| AIM OF THE EXERCISE |
Would you print the material exactly, starting at its first line and ending at the line holding "(xleft) -- (xright);"?

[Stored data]
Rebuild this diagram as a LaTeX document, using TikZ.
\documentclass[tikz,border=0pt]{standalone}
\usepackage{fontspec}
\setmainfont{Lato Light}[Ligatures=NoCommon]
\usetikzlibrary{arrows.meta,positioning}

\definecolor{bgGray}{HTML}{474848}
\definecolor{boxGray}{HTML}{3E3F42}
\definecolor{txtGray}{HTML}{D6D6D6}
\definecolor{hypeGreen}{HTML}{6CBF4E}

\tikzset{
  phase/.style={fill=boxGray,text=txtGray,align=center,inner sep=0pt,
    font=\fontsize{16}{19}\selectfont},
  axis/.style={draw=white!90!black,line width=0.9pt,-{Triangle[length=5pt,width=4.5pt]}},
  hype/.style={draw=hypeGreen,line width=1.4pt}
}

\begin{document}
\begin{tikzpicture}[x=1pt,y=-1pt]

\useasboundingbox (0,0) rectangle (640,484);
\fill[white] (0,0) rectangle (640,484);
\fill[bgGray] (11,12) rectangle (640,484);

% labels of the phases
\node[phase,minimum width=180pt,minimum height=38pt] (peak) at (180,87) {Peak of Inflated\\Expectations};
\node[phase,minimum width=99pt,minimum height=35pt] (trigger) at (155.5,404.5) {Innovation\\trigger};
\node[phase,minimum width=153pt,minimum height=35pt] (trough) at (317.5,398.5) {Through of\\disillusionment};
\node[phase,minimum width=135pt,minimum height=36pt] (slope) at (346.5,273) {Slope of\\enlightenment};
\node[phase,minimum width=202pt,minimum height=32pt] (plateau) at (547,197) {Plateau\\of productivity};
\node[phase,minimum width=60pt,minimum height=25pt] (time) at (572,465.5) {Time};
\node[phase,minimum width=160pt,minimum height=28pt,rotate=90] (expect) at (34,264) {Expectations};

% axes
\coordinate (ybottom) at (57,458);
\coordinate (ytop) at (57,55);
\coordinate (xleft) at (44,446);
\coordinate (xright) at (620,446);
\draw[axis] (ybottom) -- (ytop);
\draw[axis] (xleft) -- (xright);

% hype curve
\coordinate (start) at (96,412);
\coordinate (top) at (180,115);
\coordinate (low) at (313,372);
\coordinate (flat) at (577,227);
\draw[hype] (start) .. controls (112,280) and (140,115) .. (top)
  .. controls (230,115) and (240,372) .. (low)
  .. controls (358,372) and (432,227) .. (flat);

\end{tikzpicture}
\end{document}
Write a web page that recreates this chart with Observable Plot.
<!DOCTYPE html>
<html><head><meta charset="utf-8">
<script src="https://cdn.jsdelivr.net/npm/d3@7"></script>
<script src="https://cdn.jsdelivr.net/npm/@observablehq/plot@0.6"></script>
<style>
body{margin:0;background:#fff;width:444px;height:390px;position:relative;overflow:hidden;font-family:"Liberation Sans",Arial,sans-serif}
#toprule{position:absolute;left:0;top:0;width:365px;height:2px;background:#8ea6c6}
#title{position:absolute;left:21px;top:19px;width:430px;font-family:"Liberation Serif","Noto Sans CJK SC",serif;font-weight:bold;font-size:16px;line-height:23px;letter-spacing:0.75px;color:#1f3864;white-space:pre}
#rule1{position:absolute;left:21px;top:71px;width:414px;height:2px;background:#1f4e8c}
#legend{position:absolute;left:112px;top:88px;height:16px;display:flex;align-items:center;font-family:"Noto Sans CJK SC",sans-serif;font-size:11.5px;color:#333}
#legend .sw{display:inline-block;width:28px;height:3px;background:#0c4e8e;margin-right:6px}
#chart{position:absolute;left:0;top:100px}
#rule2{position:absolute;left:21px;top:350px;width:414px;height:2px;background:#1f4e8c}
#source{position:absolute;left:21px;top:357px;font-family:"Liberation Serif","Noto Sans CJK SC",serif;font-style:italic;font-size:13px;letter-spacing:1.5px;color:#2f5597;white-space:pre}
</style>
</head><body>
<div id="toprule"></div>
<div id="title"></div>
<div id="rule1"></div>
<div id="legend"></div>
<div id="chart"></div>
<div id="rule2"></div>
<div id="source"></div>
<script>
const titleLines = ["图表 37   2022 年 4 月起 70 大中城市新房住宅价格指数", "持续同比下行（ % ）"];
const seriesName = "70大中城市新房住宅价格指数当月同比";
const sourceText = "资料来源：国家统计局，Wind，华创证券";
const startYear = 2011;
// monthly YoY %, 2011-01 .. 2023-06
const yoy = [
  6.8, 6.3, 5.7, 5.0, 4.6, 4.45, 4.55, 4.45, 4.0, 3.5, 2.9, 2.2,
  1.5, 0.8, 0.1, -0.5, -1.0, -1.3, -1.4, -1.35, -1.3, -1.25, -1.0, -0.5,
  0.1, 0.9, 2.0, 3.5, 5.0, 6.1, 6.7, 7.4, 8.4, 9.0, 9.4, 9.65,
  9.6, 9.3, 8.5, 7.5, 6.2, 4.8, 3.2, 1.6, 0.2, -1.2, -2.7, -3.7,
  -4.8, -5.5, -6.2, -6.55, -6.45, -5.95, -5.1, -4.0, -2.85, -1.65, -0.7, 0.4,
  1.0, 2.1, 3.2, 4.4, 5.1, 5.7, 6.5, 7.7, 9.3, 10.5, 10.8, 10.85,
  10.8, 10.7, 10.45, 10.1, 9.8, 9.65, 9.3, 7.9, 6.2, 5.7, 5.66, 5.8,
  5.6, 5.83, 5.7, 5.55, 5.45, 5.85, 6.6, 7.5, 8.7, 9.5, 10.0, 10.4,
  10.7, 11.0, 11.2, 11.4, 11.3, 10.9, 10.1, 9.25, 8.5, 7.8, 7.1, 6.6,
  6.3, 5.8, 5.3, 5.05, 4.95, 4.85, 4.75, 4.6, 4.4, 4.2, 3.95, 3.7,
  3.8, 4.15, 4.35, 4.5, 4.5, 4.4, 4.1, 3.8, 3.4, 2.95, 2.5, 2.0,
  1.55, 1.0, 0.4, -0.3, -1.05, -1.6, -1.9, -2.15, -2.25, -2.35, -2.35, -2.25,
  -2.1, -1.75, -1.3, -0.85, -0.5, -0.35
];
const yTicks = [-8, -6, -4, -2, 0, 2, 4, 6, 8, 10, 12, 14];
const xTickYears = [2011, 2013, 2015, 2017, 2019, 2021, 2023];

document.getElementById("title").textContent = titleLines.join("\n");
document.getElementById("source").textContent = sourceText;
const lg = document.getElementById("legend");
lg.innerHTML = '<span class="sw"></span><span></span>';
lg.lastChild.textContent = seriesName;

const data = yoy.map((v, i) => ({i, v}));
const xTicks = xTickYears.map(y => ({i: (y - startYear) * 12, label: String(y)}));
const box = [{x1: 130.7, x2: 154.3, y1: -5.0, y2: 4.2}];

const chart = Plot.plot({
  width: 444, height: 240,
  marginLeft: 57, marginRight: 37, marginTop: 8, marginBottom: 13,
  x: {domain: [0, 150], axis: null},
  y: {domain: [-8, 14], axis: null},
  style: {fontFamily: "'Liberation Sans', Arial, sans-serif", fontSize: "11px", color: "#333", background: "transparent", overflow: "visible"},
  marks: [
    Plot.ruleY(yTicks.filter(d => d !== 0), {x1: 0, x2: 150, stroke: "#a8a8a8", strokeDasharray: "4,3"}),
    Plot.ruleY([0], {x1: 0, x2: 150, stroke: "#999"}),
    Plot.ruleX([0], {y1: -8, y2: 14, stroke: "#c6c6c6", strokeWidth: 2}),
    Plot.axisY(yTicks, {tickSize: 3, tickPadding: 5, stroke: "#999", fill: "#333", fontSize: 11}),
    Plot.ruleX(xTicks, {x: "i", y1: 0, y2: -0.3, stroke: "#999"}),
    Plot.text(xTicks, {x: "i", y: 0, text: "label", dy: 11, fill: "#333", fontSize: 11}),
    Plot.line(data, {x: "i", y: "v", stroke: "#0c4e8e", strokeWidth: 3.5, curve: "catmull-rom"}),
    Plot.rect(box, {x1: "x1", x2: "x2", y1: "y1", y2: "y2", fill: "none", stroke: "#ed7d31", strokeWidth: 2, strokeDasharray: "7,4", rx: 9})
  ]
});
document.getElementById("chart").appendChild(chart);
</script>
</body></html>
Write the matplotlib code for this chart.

| EXERCISE RESULT |
Rebuild this diagram as a LaTeX document, using TikZ.
\documentclass[tikz,border=0pt]{standalone}
\usepackage{fontspec}
\setmainfont{Lato Light}[Ligatures=NoCommon]
\usetikzlibrary{arrows.meta,positioning}

\definecolor{bgGray}{HTML}{474848}
\definecolor{boxGray}{HTML}{3E3F42}
\definecolor{txtGray}{HTML}{D6D6D6}
\definecolor{hypeGreen}{HTML}{6CBF4E}

\tikzset{
  phase/.style={fill=boxGray,text=txtGray,align=center,inner sep=0pt,
    font=\fontsize{16}{19}\selectfont},
  axis/.style={draw=white!90!black,line width=0.9pt,-{Triangle[length=5pt,width=4.5pt]}},
  hype/.style={draw=hypeGreen,line width=1.4pt}
}

\begin{document}
\begin{tikzpicture}[x=1pt,y=-1pt]

\useasboundingbox (0,0) rectangle (640,484);
\fill[white] (0,0) rectangle (640,484);
\fill[bgGray] (11,12) rectangle (640,484);

% labels of the phases
\node[phase,minimum width=180pt,minimum height=38pt] (peak) at (180,87) {Peak of Inflated\\Expectations};
\node[phase,minimum width=99pt,minimum height=35pt] (trigger) at (155.5,404.5) {Innovation\\trigger};
\node[phase,minimum width=153pt,minimum height=35pt] (trough) at (317.5,398.5) {Through of\\disillusionment};
\node[phase,minimum width=135pt,minimum height=36pt] (slope) at (346.5,273) {Slope of\\enlightenment};
\node[phase,minimum width=202pt,minimum height=32pt] (plateau) at (547,197) {Plateau\\of productivity};
\node[phase,minimum width=60pt,minimum height=25pt] (time) at (572,465.5) {Time};
\node[phase,minimum width=160pt,minimum height=28pt,rotate=90] (expect) at (34,264) {Expectations};

% axes
\coordinate (ybottom) at (57,458);
\coordinate (ytop) at (57,55);
\coordinate (xleft) at (44,446);
\coordinate (xright) at (620,446);
\draw[axis] (ybottom) -- (ytop);
\draw[axis] (xleft) -- (xright);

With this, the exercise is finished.